ASPI urges government to see beyond the 'hype' of big data

A new report has said emerging technologies offer improved capabilities for collecting, collating, and analysing big data, but warns against getting carried away with the hype and potential benefits of using 'big data' to fight crime or terrorism.
Written by Asha Barbaschow, Contributor

The Australian Strategic Policy Institute (ASPI) has released a report canvassing the potential downsides of big-data analytics in the national security domain. In Big data in national security: Online resource, the think tank that advises Australia's strategic and defence leaders recommends policy makers not be swept up in the hype surrounding big data to tackle national security threats such as terrorism.

According to the report [PDF], challenges to big data analytics include overhyped expectations, the inherent complexity of big data, the difficulty of cost-benefit analyses, data siloes and fragmentation, and the opacity of algorithms.

"Ultimately, a great deal of these risks, vulnerabilities, and challenges arise from overblown expectations about big data unaccompanied by an equal consideration of the limitations and risks," the report reads.

"This results in poorly informed decisions and policy or, worse still, decisions and policy that operate on false positives or false negatives."

ASPI said addressing the limitations, challenges, and risks will be essential if the national security community is to use big data effectively.
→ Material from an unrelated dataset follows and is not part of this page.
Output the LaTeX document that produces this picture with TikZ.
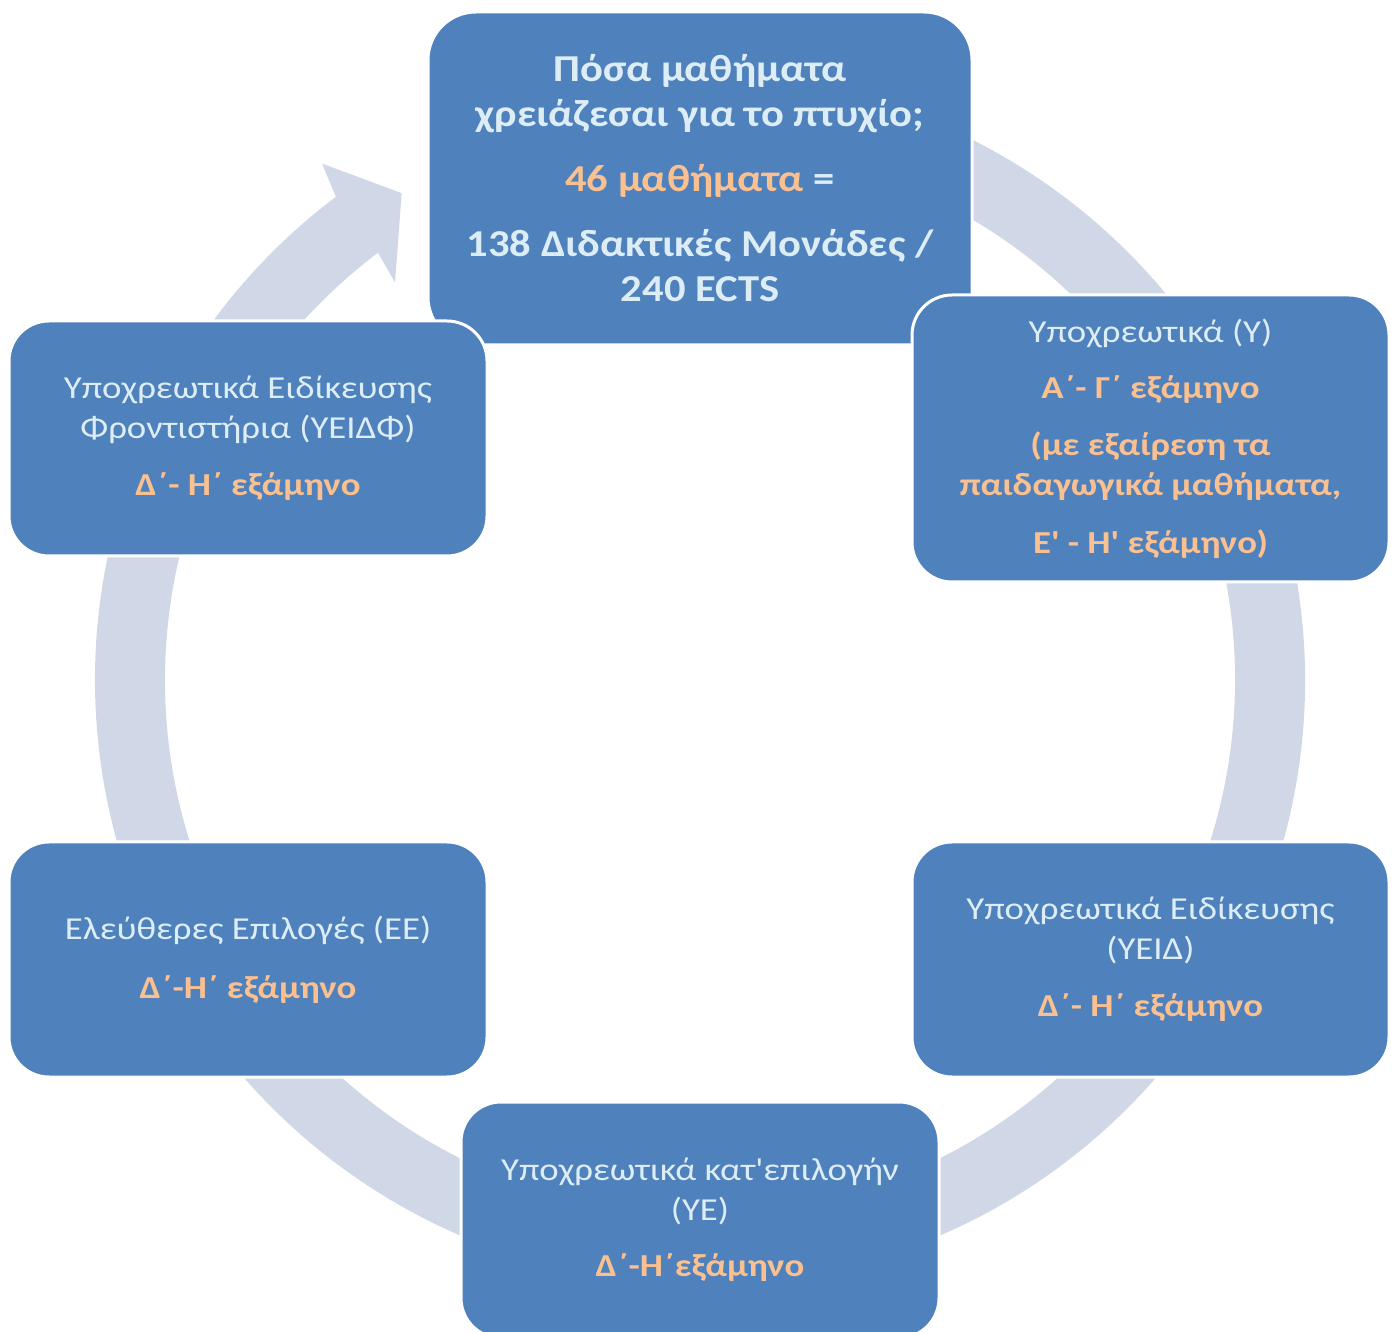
\documentclass[tikz,border=0pt]{standalone}
\usepackage{fontspec}
\setmainfont{Carlito}[FakeStretch=1.15]
\newfontfamily\boxfont{Carlito}[FakeStretch=1.15]
\newfontfamily\topfont{Carlito}[FakeStretch=1.12]
\definecolor{boxblue}{HTML}{4F81BD}
\definecolor{ringc}{HTML}{D0D8E8}
\definecolor{lighttxt}{HTML}{DDEDF5}
\definecolor{orangetxt}{HTML}{FAC090}
\newcommand{\ortx}[1]{{\color{orangetxt}\bfseries #1}}
\begin{document}
\begin{tikzpicture}[x=1pt,y=1pt,
  cbox/.style={draw=white, line width=3pt, fill=boxblue, rounded corners=40pt,
    align=center, text=lighttxt, inner sep=0pt,
    font=\boxfont\fontsize{32}{40}\selectfont},
  topbox/.style={cbox, rounded corners=48pt, font=\topfont\fontsize{38}{45}\selectfont\bfseries},
  ringshape/.style={fill=ringc, draw=none}]
\useasboundingbox (0,0) rectangle (1394,1331);
\clip (0,0) rectangle (1394,1331);
% ring with arrowhead
\begin{scope}[shift={(700,651)}]
  \fill[ringshape] (127:605pt) -- (126.2:640pt) -- (121.5:571pt) -- (127.5:501pt) -- (127:535pt)
    arc[start angle=127, end angle=460, radius=535pt] -- (460:605pt)
    arc[start angle=460, end angle=127, radius=605pt] -- cycle;
\end{scope}
% top box
\node[topbox, minimum width=544pt, minimum height=333pt] (top) at (700,1152.5)
  {Πόσα μαθήματα\\ χρειάζεσαι για το πτυχίο;\\[20pt]
   {\color{orangetxt}46 μαθήματα} =\\[20pt]
   138 Διδακτικές Μονάδες /\\ 240 ECTS};
% other boxes
\node[cbox, minimum width=477pt, minimum height=287pt] (y) at (1150.5,892.5)
  {Υποχρεωτικά (Υ)\\[16pt] \ortx{Α΄- Γ΄ εξάμηνο}\\[17pt]
   \ortx{(με εξαίρεση τα}\\ \ortx{παιδαγωγικά μαθήματα,}\\[18pt] \ortx{Ε' - Η' εξάμηνο)}};
\node[cbox, minimum width=478pt, minimum height=235pt] (yeidf) at (248,892.5)
  {Υποχρεωτικά Ειδίκευσης\\ Φροντιστήρια (ΥΕΙΔΦ)\\[17pt] \ortx{Δ΄- Η΄ εξάμηνο}};
\node[cbox, minimum width=478pt, minimum height=235pt] (ee) at (248,371.5)
  {Ελεύθερες Επιλογές (ΕΕ)\\[19pt] \ortx{Δ΄-Η΄ εξάμηνο}};
\node[cbox, minimum width=477pt, minimum height=235pt] (yeid) at (1150.5,371.5)
  {Υποχρεωτικά Ειδίκευσης\\ (ΥΕΙΔ)\\[17pt] \ortx{Δ΄- Η΄ εξάμηνο}};
\node[cbox, minimum width=478pt, minimum height=236pt] (ye) at (700,111)
  {Υποχρεωτικά κατ'επιλογήν\\ (ΥΕ)\\[16pt] \ortx{Δ΄-Η΄εξάμηνο}};
\end{tikzpicture}
\end{document}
The report looks specifically at the question of how big data, machine learning, and the associated analytics could be used in a national security frame, with ASPI calling on the country's national security community to lead the way.
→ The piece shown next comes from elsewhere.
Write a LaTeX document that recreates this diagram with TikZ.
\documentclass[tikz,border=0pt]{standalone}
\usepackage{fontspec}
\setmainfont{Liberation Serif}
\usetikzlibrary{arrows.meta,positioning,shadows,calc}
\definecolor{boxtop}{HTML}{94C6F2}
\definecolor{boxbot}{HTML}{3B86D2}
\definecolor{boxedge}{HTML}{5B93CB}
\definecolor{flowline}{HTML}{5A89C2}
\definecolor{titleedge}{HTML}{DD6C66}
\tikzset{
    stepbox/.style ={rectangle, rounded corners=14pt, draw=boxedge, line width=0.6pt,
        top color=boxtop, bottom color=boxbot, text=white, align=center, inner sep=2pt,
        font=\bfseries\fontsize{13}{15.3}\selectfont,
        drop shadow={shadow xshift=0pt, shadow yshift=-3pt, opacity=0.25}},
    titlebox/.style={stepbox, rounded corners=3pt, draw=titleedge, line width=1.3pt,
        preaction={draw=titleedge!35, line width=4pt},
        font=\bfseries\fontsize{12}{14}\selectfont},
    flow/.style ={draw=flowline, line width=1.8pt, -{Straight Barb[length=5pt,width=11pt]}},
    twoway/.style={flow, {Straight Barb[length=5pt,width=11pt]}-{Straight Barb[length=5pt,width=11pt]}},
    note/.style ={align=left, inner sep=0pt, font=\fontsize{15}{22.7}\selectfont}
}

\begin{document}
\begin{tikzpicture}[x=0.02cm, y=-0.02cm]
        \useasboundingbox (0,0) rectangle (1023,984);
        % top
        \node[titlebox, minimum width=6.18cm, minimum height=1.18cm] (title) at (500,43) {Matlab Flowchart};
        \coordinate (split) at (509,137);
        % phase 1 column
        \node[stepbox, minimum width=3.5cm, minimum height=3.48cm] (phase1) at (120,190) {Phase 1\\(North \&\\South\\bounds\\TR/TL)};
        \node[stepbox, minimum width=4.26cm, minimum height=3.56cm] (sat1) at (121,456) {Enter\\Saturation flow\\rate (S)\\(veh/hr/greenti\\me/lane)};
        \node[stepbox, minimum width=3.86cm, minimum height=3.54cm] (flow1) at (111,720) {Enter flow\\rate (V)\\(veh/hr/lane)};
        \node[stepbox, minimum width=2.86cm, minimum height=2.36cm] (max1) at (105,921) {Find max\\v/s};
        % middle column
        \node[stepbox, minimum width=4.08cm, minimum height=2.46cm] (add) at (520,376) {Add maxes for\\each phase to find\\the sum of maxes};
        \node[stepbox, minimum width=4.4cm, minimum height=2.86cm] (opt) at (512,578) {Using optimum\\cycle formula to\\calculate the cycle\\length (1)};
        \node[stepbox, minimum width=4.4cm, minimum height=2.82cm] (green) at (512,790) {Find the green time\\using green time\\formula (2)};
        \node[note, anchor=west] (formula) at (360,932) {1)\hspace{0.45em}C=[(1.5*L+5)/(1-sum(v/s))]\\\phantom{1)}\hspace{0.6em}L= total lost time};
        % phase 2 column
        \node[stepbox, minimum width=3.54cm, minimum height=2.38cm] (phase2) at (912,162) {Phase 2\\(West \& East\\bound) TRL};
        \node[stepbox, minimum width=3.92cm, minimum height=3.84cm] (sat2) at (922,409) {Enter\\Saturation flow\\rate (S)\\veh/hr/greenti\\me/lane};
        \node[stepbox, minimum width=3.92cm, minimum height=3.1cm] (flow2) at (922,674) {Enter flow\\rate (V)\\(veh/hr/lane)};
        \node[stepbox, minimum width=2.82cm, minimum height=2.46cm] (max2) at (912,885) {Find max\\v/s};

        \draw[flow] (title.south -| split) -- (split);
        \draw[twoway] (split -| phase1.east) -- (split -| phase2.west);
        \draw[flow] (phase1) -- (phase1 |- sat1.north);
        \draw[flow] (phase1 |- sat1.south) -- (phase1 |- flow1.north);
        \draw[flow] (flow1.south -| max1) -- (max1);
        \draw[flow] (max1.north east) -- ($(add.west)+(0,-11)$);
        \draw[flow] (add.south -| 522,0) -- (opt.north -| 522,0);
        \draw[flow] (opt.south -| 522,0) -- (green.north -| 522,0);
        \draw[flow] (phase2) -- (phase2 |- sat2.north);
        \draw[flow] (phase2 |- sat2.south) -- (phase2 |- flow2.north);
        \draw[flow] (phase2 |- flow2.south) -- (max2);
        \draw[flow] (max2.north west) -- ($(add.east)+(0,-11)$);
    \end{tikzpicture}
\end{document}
"While big data has come with a staggering amount of hype, there are several key application areas. It will prove particularly relevant for Australia's national security community in finding data points that act as indicators of adverse events," the reports executive summary reads.

"But this is an emergent capability that will bring with it limitations, challenges, and risks that need to be clearly understood and managed."

The report said existing laws around data collection and surveillance lack clarity, and that the environment has changed since the legislation was written. Australia's last national security strategy was published in 2013.

As a result, it recommends the national security community develop clearer public definitions of data and what types of data agencies have the power to collect it.

Data anonymisation, or the removal of personally identifiable information from datasets, has been suggested as a way of more safely managing the use of big data; however, ASPI said privacy researchers have found that even basic re-identification methods have a technological and mathematical edge over anonymisation methods.

In total, ASPI makes 10 recommendations [PDF], with the first requesting the National Security Committee treat data as a strategic asset and coordinate the use of big data across the Australian national security community to leverage the data's network effects. It also wants the community to support the development of methods for estimating the potential value of data.

Similarly, ASPI wants the National Intelligence Committee to work with the privacy commissioner to develop analytical methods for quantifying privacy harm from big data analytics; and build on the national security big data analytic frameworks to provide measures for accounting for false positives, false negatives, and more general problems of data representativeness, bias, discrimination, and feedback loops. It also wants an avenue developed to override data-based decisions in the event they produce a "harmful" outcome.

In another recommendation, ASPI urges privacy laws covering all data, not just security data, be updated in line with best practice where they arise.

Further work by both government and academia is needed to develop methods to resolve algorithmic opacity, ASPI said, noting also that algorithmic black boxes cannot be permitted to become responsible for key national security decisions. Essentially, the think tank is calling for a human element to be involved in automated decision making where it affects citizens, a mandate existing under Europe's impending General Data Protection Regulation (GDPR).

It also suggests the national security community consider how to establish an audit and review process to mitigate adversarial attacks and data defects, as well as the inspector-general of intelligence and security provides strategic data governance across all agencies, along with the appointment of a specific chief data officer.

Speaking at the launch of ASPI's report in Canberra, Shadow Minister for Justice Clare O'Neil said she can see an application for the smart use of emerging technologies in tackling "significant" criminal behaviour, such as the issue of sex trafficking.

Of key importance to O'Neil is ensuring public confidence in law enforcement's use of big data and analytics, a theme echoed throughout ASPI's papers.